La Bce chiude il Qe, ma terrà 360 miliardi di bond italiani

La Banca centrale europea chiude ufficialmente il quantitative easing. Ma non significa che la politica monetaria ultra-espansiva dell’Eurozona finisce: la Bce manterrà i 2.600 miliardi di bond comprati finora, fra cui 360 miliardi di titoli italiani, nel suo bilancio ancora a lungo, e in ogni caso fino a quando lo riterrà opportuno.

È lo scenario del consiglio direttivo che si è aperto ieri stasera nella cena a Francoforte ed entra nel vivo oggi, quando il presidente Mario Draghi, se si escludono eclatanti sorprese, dovrebbe annunciare la fine degli “acquisti netti” di titoli. La Bce, cioè, dal primo gennaio smette di comprare bond ‘ex novo’ come fa dal marzo 2015, quando Draghi lanciò l’arma anti-deflazione adottata dalle principali banche centrali mondiali. Ma Francoforte non farà il “tapering” già avviato dalla Fed americana. Non ridurrà il suo bilancio, ed è probabile che Draghi - che stamani a Francoforte ha incontrato il commissario Ue agli Affari economici Pierre Moscovici, con cui potrebbe aver ragionato anche della situazione dei conti pubblici italiana e di quella francese - segnali che servirà una politica espansiva ancora a lungo: reinvestendo in nuovi titoli il capitale di quelli che, man mano, arrivano a scadenza, per tutto il tempo necessario. E mantenendo così un bilancio che ad oggi supera il 40% del Pil dell’Eurozona, contro meno del 20% della Fed. Come effettuare questi reinvestimenti, tuttavia, resta da decidere, con un impatto che può essere rilevante sull’Italia.

È uno dei temi principali sul tavolo dei banchieri centrali nel grattacielo di Sonnemannstrasse. Gli acquisti netti fatti finora sono stati distribuiti fra i vari paesi tenendo conto della capital key, la quota di ciascun Paese nel capitale della Bce, che riflette dimensioni di ciascuna economia e popolazione. Quella capital key, a seguito di una revisione periodica, la Bce l’ha appena ridotta di mezzo punto percentuale per l’Italia, aumentandola per la Francia (+0,26 punti percentuali) e la Germania (+0,8). Ma già in quella occasione era emerso che Francoforte eviterà correzioni brutali e automatiche, preferendo un approccio graduale.
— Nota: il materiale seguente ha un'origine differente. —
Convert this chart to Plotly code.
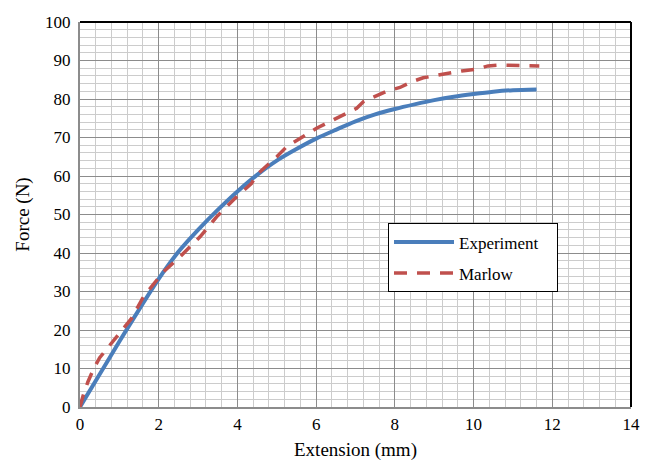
import plotly.graph_objects as go

# Experimental force-extension measurements
exp_ext = [0, 0.5, 1.0, 1.5, 2.0, 2.5, 3.0, 3.5, 4.0, 4.5, 5.0, 5.5, 6.0, 6.5,
           7.0, 7.5, 8.0, 8.5, 9.0, 9.5, 10.0, 10.5, 11.0, 11.6]
exp_force = [0, 8.5, 17.0, 25.3, 33.3, 40.3, 46.0, 51.2, 56.0, 60.3, 64.0, 67.0,
             69.7, 72.0, 74.2, 76.0, 77.4, 78.6, 79.7, 80.6, 81.3, 81.9, 82.3, 82.5]

# Marlow hyperelastic model prediction
mar_ext = [0, 0.08, 0.2, 0.35, 0.5, 0.7, 1.0, 1.31, 1.61, 2.12, 2.54, 3.05, 3.47,
           3.94, 4.36, 4.49, 5.0, 5.25, 6.01, 6.39, 7.03, 7.2, 7.54, 7.79, 8.13,
           8.43, 8.72, 9.06, 9.4, 9.7, 10.06, 10.37, 10.67, 11.0, 11.35, 11.67]
mar_force = [0, 3.0, 6.5, 10.0, 12.8, 15.3, 19.0, 23.0, 28.6, 35.1, 39.0, 44.2,
             49.4, 54.2, 58.1, 60.3, 65.0, 67.6, 72.4, 74.3, 77.6, 79.3, 81.0,
             82.0, 83.0, 84.5, 85.5, 86.2, 86.8, 87.3, 87.7, 88.6, 88.8, 88.8,
             88.8, 88.6]

x_ticks = [0, 2, 4, 6, 8, 10, 12, 14]
y_ticks = [0, 10, 20, 30, 40, 50, 60, 70, 80, 90, 100]

FONT = "Liberation Serif"
TICK_FONT = dict(family=FONT, size=17, color="black")
PAD = "\u00a0" * 3

fig = go.Figure()
fig.add_trace(go.Scatter(
    x=exp_ext, y=exp_force, mode="lines", name="Experiment" + PAD,
    legendgroup="a",
    line=dict(color="#4a7ebb", width=4, shape="spline", smoothing=0.8)))
fig.add_trace(go.Scatter(
    x=mar_ext, y=mar_force, mode="lines", name="Marlow",
    legendgroup="b", line=dict(color="#c0504d", width=3.5, dash="13px,10px")))

fig.update_layout(
    width=652, height=461,
    margin=dict(l=80, r=21, t=22, b=54),
    paper_bgcolor="white", plot_bgcolor="white",
    font=dict(family=FONT, size=17, color="black"),
    showlegend=True,
    legend=dict(
        x=0.559, y=0.477, xanchor="left", yanchor="top",
        bgcolor="white", bordercolor="black", borderwidth=1,
        font=dict(family=FONT, size=17, color="black"),
        traceorder="grouped", tracegroupgap=6,
        itemwidth=60,
    ),
    xaxis=dict(
        range=[0, 14], tickvals=x_ticks, ticktext=[str(v) for v in x_ticks],
        tickfont=TICK_FONT, automargin=False,
        showgrid=True, gridcolor="#8c8c8c", gridwidth=1,
        minor=dict(dtick=0.4, showgrid=True, gridcolor="#cccccc", gridwidth=1),
        showline=True, linecolor="#8c8c8c", linewidth=2,
        zeroline=False, ticks="", ticklabelstandoff=1,
        title=dict(text="Extension (mm)", font=dict(family=FONT, size=19), standoff=22),
    ),
    yaxis=dict(
        range=[0, 100], tickvals=y_ticks, ticktext=[str(v) for v in y_ticks],
        tickfont=TICK_FONT, automargin=False,
        showgrid=True, gridcolor="#8c8c8c", gridwidth=1,
        minor=dict(dtick=2, showgrid=True, gridcolor="#cccccc", gridwidth=1),
        showline=True, linecolor="#8c8c8c", linewidth=2,
        zeroline=False, ticks="", ticklabelstandoff=4,
        title=dict(text="Force (N)", font=dict(family=FONT, size=19), standoff=10),
    ),
)

# Black frame along the top and right of the plot area
fig.add_shape(type="line", xref="paper", yref="paper", x0=0, x1=1, y0=1, y1=1,
              line=dict(color="black", width=2), layer="above")
fig.add_shape(type="line", xref="paper", yref="paper", x0=1, x1=1, y0=0, y1=1,
              line=dict(color="black", width=2), layer="above")

fig.write_html("out.html")
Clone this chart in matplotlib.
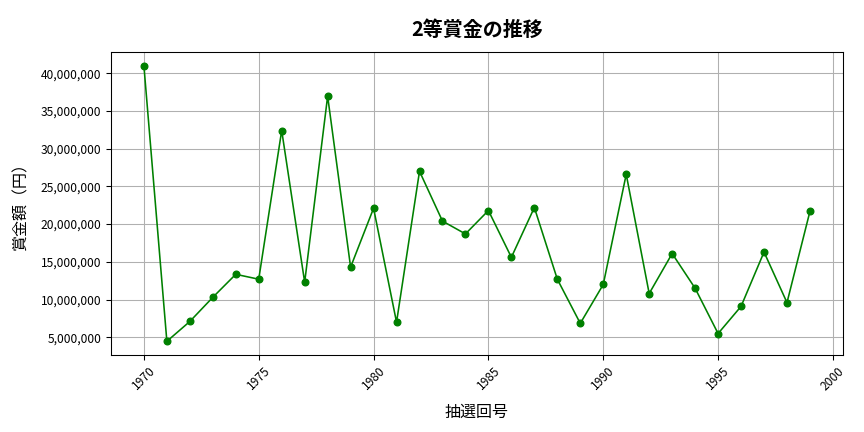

Tanto più per un Paese tornato in crescita negativa, con il debito più alto dell’Eurozona (in valore assoluto). E dunque bisognerà decidere se, in che modo, e con quali tempi, applicare ai reinvestimenti la nuova capital key penalizzante per l’Italia. I reinvestimenti, poi, potrebbero subire una sorta di ‘twist’, con la possibilità che i bond che giungono a scadenza vengono riacquistati per lo stesso ammontare a maggior durata. Un’operazione che abbasserebbe i rendimento a lungo termine e beneficerebbe - anche - l’Italia. Occhi puntati anche sulla ‘guidance’, l’orientamento delle aspettative per un rialzo dei tassi che ad oggi è per dopo l’estate 2019, ma potrebbe slittare.

E sulle banche, con il nodo di un nuovo maxi-prestito all’orizzonte che potrebbe rendersi necessario, e cui Draghi potrebbe voler accennare. Tutto ciò con sullo sfondo uno scenario di rallentamento economico - già visto con il Pil della Germania e Italia andato in ‘rosso’ in estate - che verrà illustrato da Peter Praet, capo economista Bce e membro del ‘direttorio’ - ma che non dovrebbe scompaginare la previsione di un ‘atterraggio morbido’ che probabilmente si rifletterà sulle nuove stime di crescita e inflazione riviste in lieve ribasso.